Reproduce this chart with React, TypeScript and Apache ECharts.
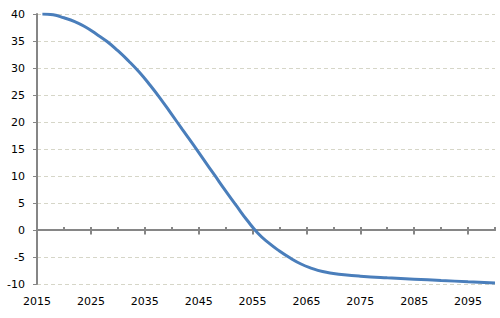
import { useEffect, useRef } from 'react';
import * as echarts from 'echarts';

const years = [2016, 2018, 2020, 2022, 2024, 2026, 2028, 2030, 2032, 2034, 2036, 2038, 2040, 2042, 2044, 2046, 2048, 2050, 2052, 2054, 2056, 2058, 2060, 2062, 2064, 2066, 2068, 2070, 2072, 2075, 2080, 2085, 2090, 2095, 2100];
const values = [40.0, 39.85, 39.3, 38.6, 37.6, 36.3, 34.9, 33.2, 31.3, 29.2, 26.8, 24.2, 21.4, 18.6, 15.8, 12.95, 10.1, 7.25, 4.5, 1.8, -0.6, -2.4, -3.9, -5.2, -6.3, -7.1, -7.7, -8.05, -8.3, -8.55, -8.85, -9.1, -9.35, -9.58, -9.8];
const labelYears = [2015, 2025, 2035, 2045, 2055, 2065, 2075, 2085, 2095];
const minorTickYears = [2015, 2020, 2025, 2030, 2035, 2040, 2045, 2050, 2055, 2060, 2065, 2070, 2075, 2080, 2085, 2090, 2095, 2100];
const majorTickYears = [2015, 2025, 2035, 2045, 2055, 2065, 2075, 2085, 2095];

const AXIS = '#868686';
const FONT = 'DejaVu Sans';

export default function App() {
  const ref = useRef<HTMLDivElement>(null);
  useEffect(() => {
    const chart = echarts.init(ref.current!, null, { renderer: 'svg' });
    chart.setOption({
      animation: false,
      backgroundColor: '#fff',
      grid: { left: 37, right: 5, top: 14, bottom: 34, containLabel: false },
      xAxis: [
        {
          type: 'value', min: 2015, max: 2100, position: 'bottom',
          axisLine: { show: false, onZero: false },
          axisTick: { show: false },
          splitLine: { show: false },
          axisLabel: {
            customValues: labelYears, margin: 12, color: '#000',
            fontFamily: FONT, fontSize: 11, formatter: (v: number) => String(v),
          },
        },
        {
          type: 'value', min: 2015, max: 2100, position: 'bottom',
          axisLine: { show: true, onZero: true, onZeroAxisIndex: 0, lineStyle: { color: AXIS, width: 2 } },
          axisTick: { show: true, inside: true, length: 3, customValues: minorTickYears, lineStyle: { color: AXIS, width: 2 } },
          axisLabel: { show: false },
          splitLine: { show: false },
        },
        {
          type: 'value', min: 2015, max: 2100, position: 'bottom',
          axisLine: { show: true, onZero: true, onZeroAxisIndex: 1, lineStyle: { color: AXIS, width: 2 } },
          axisTick: { show: true, inside: false, length: 4.5, customValues: majorTickYears, lineStyle: { color: AXIS, width: 2 } },
          axisLabel: { show: false },
          splitLine: { show: false },
        },
      ],
      yAxis: [
        {
          type: 'value', min: -10, max: 40, interval: 5, position: 'left',
          axisLine: { show: true, onZero: false, lineStyle: { color: AXIS, width: 2 } },
          axisTick: { show: true, length: 4, lineStyle: { color: AXIS, width: 1 } },
          axisLabel: { margin: 12, color: '#000', fontFamily: FONT, fontSize: 11 },
          splitLine: { show: true, lineStyle: { color: '#d6d6c8', type: [4, 3], width: 1 } },
        },
        {
          type: 'value', min: -10, max: 40, interval: 5, position: 'left',
          axisLine: { show: false, onZero: false },
          axisTick: { show: false },
          axisLabel: { show: false },
          splitLine: { show: false },
        },
      ],
      series: [
        {
          type: 'line',
          xAxisIndex: 0,
          yAxisIndex: 0,
          data: years.map((y, i) => [y, values[i]]),
          smooth: true,
          showSymbol: false,
          lineStyle: { color: '#4a7ebb', width: 3 },
        },
      ],
    });
    return () => chart.dispose();
  }, []);
  return <div ref={ref} style={{ position: 'absolute', left: 0, top: 0, width: 500, height: 318, background: '#fff' }} />;
}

☆ ☆ ☆

Problem description
Quote, exactly and only, the lines from the first line of the data above through the line containing "import * as echarts from 'echarts';". The pictures do not belong in it.

Result for this exercise
Reproduce this chart with React, TypeScript and Apache ECharts.
import { useEffect, useRef } from 'react';
import * as echarts from 'echarts';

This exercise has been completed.